Kebijakan telekomunikasi dan informasi, misalnya tidak memberikan perlindungan terhadap akses informasi yang dapat memicu terjadinya kekerasan terhadap anak. Tayangan media informasi dan arus komunikasi begitu liberal dan terkesan membiarkan seluruh arus informasi dan tayangan media beredar secara bebas, tanpa ada pedoman umum untuk menyaringnya sesuai dengan tatanan dan nilai-nilai.
Pranata sosial sebagai sarana penjaga, pelindung sekaligus ruang tumbuh kembang anak malahan memberikan pengaruh dan dampak negatif kepada anak. Lingkungan keluarga sebagai basis sekaligus benteng terakhir penjaga dan pelindung anak, telah rusak oleh berbagai penyebab. Tidak ada lagi kehangatan dalam keluarga, rumah tidak dipandang lagi sebagai tempat bernaung dan tempat berlindung. Interaksi yang terjadi terasa kering, tanpa nilai bahkan cenderung sekedar tempat tidur saja layaknya kos-kosan.
Pranata pendidikan di sekolah telah didesain dengan kurikulum yang kering dari unsur agama. Pemisahan ilmu dengan agama terlihat jelas dari jumlah alokasi dan porsi jam belajar. Jam belajar untuk mata ajar ilmu pengetahuan dan teknologi mendominasi, sementara nilai-nilai agama hanya dijadikan pelengkap saja.
Akan halnya negara, terlihat jelas telah menerapkan kapitalisme neoliberalisme dalam mengatur urusan publik, termasuk dalam hal memberikan perlindungan dan penjagaan pada tumbuh kembang dan pendidikan anak. Negara telah abai menerapkan perlindungan kepada warga negaranya khususnya kepada anak. Anak dibiarkan bertarung berhadapan dengan kehidupan sekuler yang liberal. Pergaulan bebas, narkoba, krisis akhlak, dekadensi moral, kenakalan remaja, tawuran, yang berujung pada eksploitasi maupun kekerasan pada anak menjadi sesuatu yang lazim.

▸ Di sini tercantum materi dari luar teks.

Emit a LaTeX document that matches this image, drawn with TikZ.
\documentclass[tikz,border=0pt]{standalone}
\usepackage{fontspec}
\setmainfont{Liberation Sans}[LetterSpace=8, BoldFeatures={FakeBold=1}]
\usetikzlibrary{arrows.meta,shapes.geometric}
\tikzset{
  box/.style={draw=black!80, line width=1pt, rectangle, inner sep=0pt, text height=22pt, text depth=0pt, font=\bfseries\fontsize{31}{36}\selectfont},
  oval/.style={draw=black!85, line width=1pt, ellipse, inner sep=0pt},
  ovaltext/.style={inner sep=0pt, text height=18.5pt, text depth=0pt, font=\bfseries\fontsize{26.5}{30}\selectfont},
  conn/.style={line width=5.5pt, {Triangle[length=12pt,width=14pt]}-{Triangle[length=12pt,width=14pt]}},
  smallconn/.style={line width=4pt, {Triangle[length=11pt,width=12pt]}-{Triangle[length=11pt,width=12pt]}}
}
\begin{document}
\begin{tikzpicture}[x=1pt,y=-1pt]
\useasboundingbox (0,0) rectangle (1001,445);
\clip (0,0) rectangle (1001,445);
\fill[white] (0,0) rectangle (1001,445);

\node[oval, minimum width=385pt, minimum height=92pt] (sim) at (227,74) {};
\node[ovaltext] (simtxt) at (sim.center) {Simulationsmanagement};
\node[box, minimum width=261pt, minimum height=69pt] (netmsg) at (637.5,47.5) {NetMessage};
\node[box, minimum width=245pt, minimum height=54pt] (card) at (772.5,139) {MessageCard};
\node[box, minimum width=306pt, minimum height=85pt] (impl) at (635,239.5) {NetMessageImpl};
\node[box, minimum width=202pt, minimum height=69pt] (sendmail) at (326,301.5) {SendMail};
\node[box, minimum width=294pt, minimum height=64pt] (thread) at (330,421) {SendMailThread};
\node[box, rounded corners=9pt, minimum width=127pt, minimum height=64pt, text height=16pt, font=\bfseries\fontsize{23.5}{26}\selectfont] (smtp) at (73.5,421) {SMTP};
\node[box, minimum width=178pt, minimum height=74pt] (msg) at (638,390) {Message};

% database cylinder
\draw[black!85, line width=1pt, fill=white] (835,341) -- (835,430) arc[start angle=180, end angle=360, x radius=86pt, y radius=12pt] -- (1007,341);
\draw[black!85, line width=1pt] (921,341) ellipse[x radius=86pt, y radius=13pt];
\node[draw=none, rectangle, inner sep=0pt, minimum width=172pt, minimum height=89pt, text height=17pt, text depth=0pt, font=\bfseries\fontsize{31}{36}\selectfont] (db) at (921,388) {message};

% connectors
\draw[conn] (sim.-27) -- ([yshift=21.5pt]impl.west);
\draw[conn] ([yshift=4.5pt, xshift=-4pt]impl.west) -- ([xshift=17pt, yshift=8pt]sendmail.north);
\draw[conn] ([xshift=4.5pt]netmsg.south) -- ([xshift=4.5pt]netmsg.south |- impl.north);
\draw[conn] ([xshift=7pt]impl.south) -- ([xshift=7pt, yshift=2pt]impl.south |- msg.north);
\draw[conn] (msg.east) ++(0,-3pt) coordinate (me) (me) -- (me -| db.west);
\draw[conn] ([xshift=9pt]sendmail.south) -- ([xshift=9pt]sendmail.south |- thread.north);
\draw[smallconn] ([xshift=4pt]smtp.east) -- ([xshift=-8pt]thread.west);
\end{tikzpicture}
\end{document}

Meski berbagai program digulirkan,dibentuk berbagai perangkat dan lembaga untuk melindungi anak, mengeluarkan undang-undang, peraturan, serta berbagai kebijakan teknis untuk melindungi anak, faktanya keseluruhan kebijakan dan regulasi yang dikeluarkan tidak menyelesaikan persoalan anak. Perlindungan dan penjagaan masa tumbuh kembang, termasuk pemberian jaminan pendidikan kepada anak masih terabaikan.
Khilafah, benteng sekaligus pelindung bagi anak dan umat secara keseluruhan
Sesungguhnya seluruh problematika yang mendera umat, termasuk Problematika kekerasan dan eksploitasi terhadap anak tidak mungkin tuntas jika diselesaikan dengan pendekatan kapitalis Sekuleris. Umat Islam telah dikaruniai seperangkat sistem dan aturan yang berasal dari Dzat yang maha adil, penguasa alam semesta, yang mampu menyelesaikan seluruh Problematika kehidupan.

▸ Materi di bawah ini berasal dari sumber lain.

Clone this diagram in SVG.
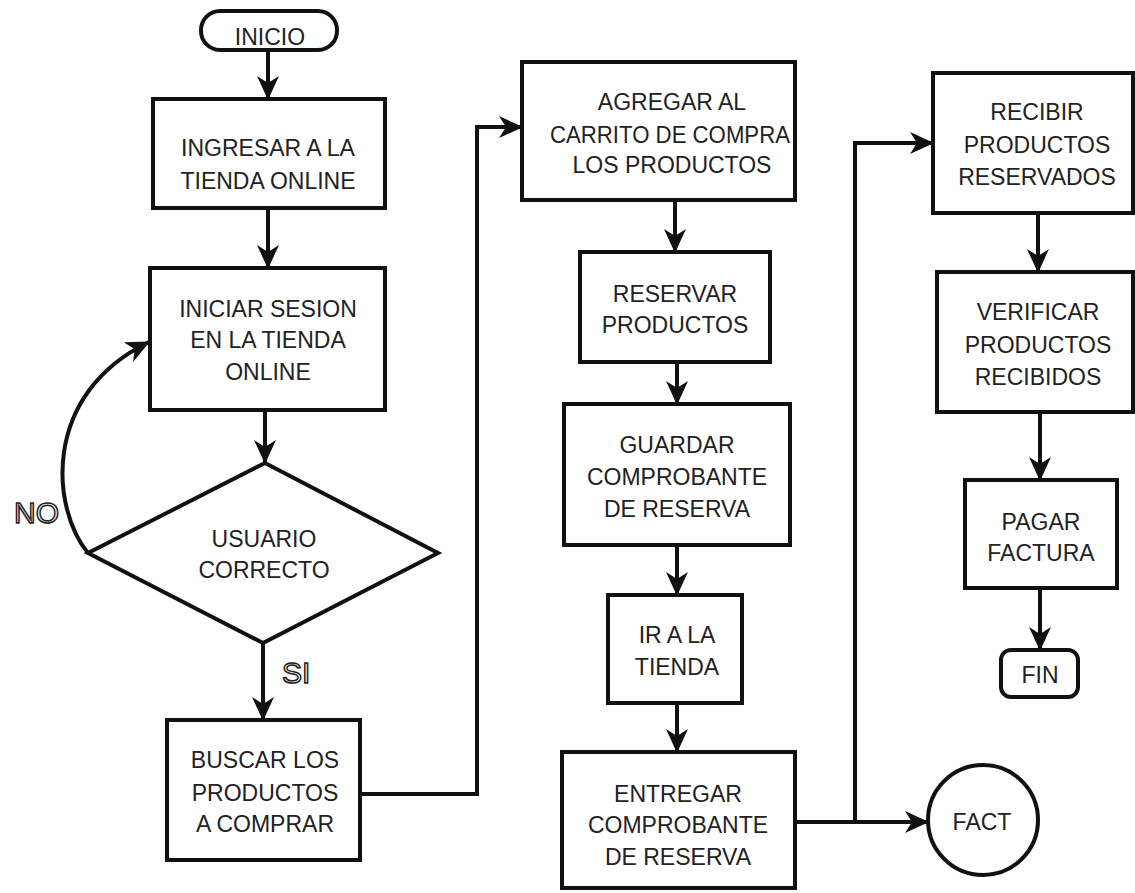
<svg xmlns="http://www.w3.org/2000/svg" width="1135" height="893" viewBox="0 0 1135 893">
  <style>
    .shape { fill: #fff; stroke: #111; stroke-width: 4; }
    .lbl { font-family: "Liberation Sans", Arial, sans-serif; font-size: 23px; fill: #222; text-anchor: middle; }
    .hollow { font-family: "Liberation Sans", Arial, sans-serif; font-size: 30px; fill: #fff; stroke: #222; stroke-width: 1.5; }
    .conn { fill: none; stroke: #111; stroke-width: 4; marker-end: url(#head); }
  </style>
  <defs>
    <marker id="head" markerUnits="userSpaceOnUse" markerWidth="26" markerHeight="24" refX="23" refY="11" orient="auto">
      <path d="M0,0 L24,11 L0,22 L7,11 z" fill="#111"/>
    </marker>
  </defs>
  <rect width="1135" height="893" fill="#fff"/>

  <g id="connectors">
    <path class="conn" d="M268,50 L268,99"/>
    <path class="conn" d="M268,208 L268,268"/>
    <path class="conn" d="M265,410 L265,463"/>
    <path class="conn" d="M88,553 C52,510 40,395 149,342"/>
    <path class="conn" d="M263,643 L263,720"/>
    <path class="conn" d="M360,794 L477,794 L477,127 L522,127"/>
    <path class="conn" d="M675,200 L675,252"/>
    <path class="conn" d="M677,362 L677,404"/>
    <path class="conn" d="M677,545 L677,595"/>
    <path class="conn" d="M677,703 L677,752"/>
    <path class="conn" d="M795,822 L928,822"/>
    <path class="conn" d="M855,822 L855,143 L933,143"/>
    <path class="conn" d="M1038,213 L1038,272"/>
    <path class="conn" d="M1040,412 L1040,480"/>
    <path class="conn" d="M1040,588 L1040,650"/>
  </g>

  <g id="inicio">
    <rect class="shape" x="201" y="11" width="136" height="39" rx="19" ry="19" stroke-width="3"/>
    <text class="lbl" x="270" y="45">INICIO</text>
  </g>

  <g id="ingresar">
    <rect class="shape" x="153" y="99" width="232" height="109"/>
    <text class="lbl" x="268" y="156">INGRESAR A LA</text>
    <text class="lbl" x="268" y="189">TIENDA ONLINE</text>
  </g>

  <g id="iniciar-sesion">
    <rect class="shape" x="150" y="268" width="235" height="142"/>
    <text class="lbl" x="268" y="317">INICIAR SESION</text>
    <text class="lbl" x="268" y="348">EN LA TIENDA</text>
    <text class="lbl" x="268" y="380">ONLINE</text>
  </g>

  <g id="usuario-correcto">
    <polygon class="shape" points="265,463 438,553 263,643 88,553"/>
    <text class="lbl" x="264" y="547">USUARIO</text>
    <text class="lbl" x="264" y="578">CORRECTO</text>
  </g>

  <g id="label-no">
    <text class="hollow" x="14" y="523">NO</text>
  </g>
  <g id="label-si">
    <text class="hollow" x="282" y="683">SI</text>
  </g>

  <g id="buscar">
    <rect class="shape" x="167" y="720" width="193" height="140"/>
    <text class="lbl" x="265" y="768">BUSCAR LOS</text>
    <text class="lbl" x="265" y="801">PRODUCTOS</text>
    <text class="lbl" x="265" y="832">A COMPRAR</text>
  </g>

  <g id="agregar">
    <rect class="shape" x="522" y="62" width="273" height="138"/>
    <text class="lbl" x="672" y="110">AGREGAR AL</text>
    <text class="lbl" x="670" y="143" textLength="240" lengthAdjust="spacingAndGlyphs">CARRITO DE COMPRA</text>
    <text class="lbl" x="672" y="173">LOS PRODUCTOS</text>
  </g>

  <g id="reservar">
    <rect class="shape" x="580" y="252" width="190" height="110"/>
    <text class="lbl" x="675" y="302">RESERVAR</text>
    <text class="lbl" x="675" y="333">PRODUCTOS</text>
  </g>

  <g id="guardar">
    <rect class="shape" x="564" y="404" width="226" height="141"/>
    <text class="lbl" x="677" y="453">GUARDAR</text>
    <text class="lbl" x="677" y="485">COMPROBANTE</text>
    <text class="lbl" x="677" y="517">DE RESERVA</text>
  </g>

  <g id="ir-tienda">
    <rect class="shape" x="608" y="595" width="134" height="108"/>
    <text class="lbl" x="677" y="643">IR A LA</text>
    <text class="lbl" x="677" y="675">TIENDA</text>
  </g>

  <g id="entregar">
    <rect class="shape" x="562" y="752" width="233" height="136"/>
    <text class="lbl" x="678" y="802">ENTREGAR</text>
    <text class="lbl" x="678" y="833">COMPROBANTE</text>
    <text class="lbl" x="678" y="865">DE RESERVA</text>
  </g>

  <g id="fact">
    <circle class="shape" cx="983" cy="820" r="55" stroke-width="3"/>
    <text class="lbl" x="982" y="830">FACT</text>
  </g>

  <g id="recibir">
    <rect class="shape" x="933" y="73" width="200" height="140"/>
    <text class="lbl" x="1037" y="120">RECIBIR</text>
    <text class="lbl" x="1037" y="153">PRODUCTOS</text>
    <text class="lbl" x="1037" y="185">RESERVADOS</text>
  </g>

  <g id="verificar">
    <rect class="shape" x="937" y="272" width="196" height="140"/>
    <text class="lbl" x="1038" y="320">VERIFICAR</text>
    <text class="lbl" x="1038" y="353">PRODUCTOS</text>
    <text class="lbl" x="1038" y="385">RECIBIDOS</text>
  </g>

  <g id="pagar">
    <rect class="shape" x="965" y="480" width="152" height="108"/>
    <text class="lbl" x="1041" y="530">PAGAR</text>
    <text class="lbl" x="1041" y="561">FACTURA</text>
  </g>

  <g id="fin">
    <rect class="shape" x="1001" y="650" width="77" height="47" rx="10" ry="10" stroke-width="3"/>
    <text class="lbl" x="1040" y="683">FIN</text>
  </g>
</svg>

Dalam Islam, seorang Imam (pemimpin) adalah junnah (pelindung) bagi rakyatnya. Kepemimpinan dalam Islam (Khilafah) menjadi pengurus dan penjaga setiap urusan rakyat serta bertanggung jawab penuh untuk merealisir seluruh kemaslahatannya.

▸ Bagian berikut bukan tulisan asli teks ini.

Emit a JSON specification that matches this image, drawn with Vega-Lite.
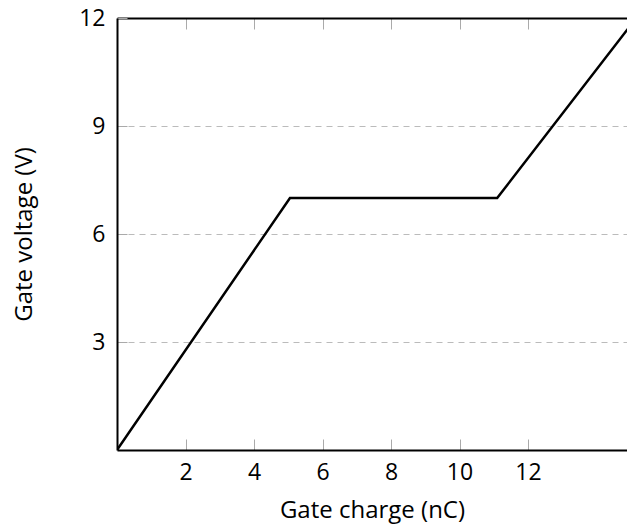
{
  "$schema": "https://vega.github.io/schema/vega-lite/v6.json",
  "autosize": "none",
  "padding": {"left": 117, "top": 18, "right": 0, "bottom": 79},
  "width": 510,
  "height": 432,
  "config": {
    "view": {"stroke": null},
    "font": "Open Sans",
    "axis": {
      "labelFont": "Open Sans",
      "titleFont": "Open Sans",
      "labelFontSize": 23,
      "titleFontSize": 24,
      "labelColor": "#000",
      "titleColor": "#000",
      "titleFontWeight": "normal",
      "domainColor": "#000",
      "domainWidth": 2,
      "tickColor": "#aaaaaa",
      "tickWidth": 1
    }
  },
  "data": {
    "values": [
      {"q": 0, "v": 0},
      {"q": 5.05, "v": 7},
      {"q": 11.1, "v": 7},
      {"q": 15, "v": 11.8}
    ]
  },
  "layer": [
    {
      "mark": {"type": "line", "color": "#000", "strokeWidth": 2.5, "clip": true},
      "encoding": {
        "x": {
          "field": "q", "type": "quantitative",
          "scale": {"domain": [0, 14.89], "nice": false, "zero": false},
          "axis": {
            "orient": "bottom", "values": [2, 4, 6, 8, 10, 12], "grid": false,
            "tickSize": -11, "labelPadding": 22,
            "title": "Gate charge (nC)", "titlePadding": 14
          }
        },
        "y": {
          "field": "v", "type": "quantitative",
          "scale": {"domain": [0, 12], "nice": false},
          "axis": {
            "values": [3, 6, 9, 12], "grid": true, "gridDash": [6, 5], "gridColor": "#bbbbbb",
            "tickSize": -10, "labelPadding": 22,
            "title": "Gate voltage (V)", "titlePadding": 42
          }
        }
      }
    },
    {
      "mark": {"type": "line", "opacity": 0, "clip": true},
      "encoding": {
        "x": {
          "field": "q", "type": "quantitative",
          "axis": {
            "orient": "top", "values": [2, 4, 6, 8, 10, 12], "grid": false,
            "tickSize": -11, "labels": false, "title": null
          }
        },
        "y": {"field": "v", "type": "quantitative", "axis": null}
      }
    }
  ],
  "resolve": {"axis": {"x": "independent", "y": "independent"}}
}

Hukum-hukum Islam baik berupa hudud, Qisos, ta’jier dan mukholafah memastikan seluruh rakyat mematuhi hukum Allah SWT dan memberikan penjagaan yang sempurna terhadap agama, darah, harta, Nasab, akal dan kesucian.
Pengelolaan negara melalui kebijakan mukholafah memastikan setiap kemaslahatan umat diupayakan dapat terealisir dengan baik. Negara hadir tidak hanya untuk menyelesaikan persoalan umat, bahkan negara secara telaten membimbing umat untuk taat dan menghindari maksiat.
Menjaga dan melindungi anak, baik dari kekerasan dan eksploitasi hanya bisa dilakukan jika negara menerapkan Islam secara kaffah. Kapitalisme-neoliberalisme terbukti telah gagal memberikan perlindungan kepada anak-anak di dunia, tidak terkecuali di Indonesia. Umat membutuhkan solusi total untuk mengatasi seluruh problem yang mendera. Perlu perubahan sistem kehidupan agar anak-anak mendapatkan kehidupan layak, ruang tumbuh kembang, penjagaan serta sarana pendidikan yang memungkinkan anak dapat mewujudkan impiannya. Impian itu tak mungkin terwujud dalam kehidupan sekarang, impian tersebut hanya akan wujud jika syariat Islam diterapkan secara kaffah dalam naungan Daulah Khilafah. [].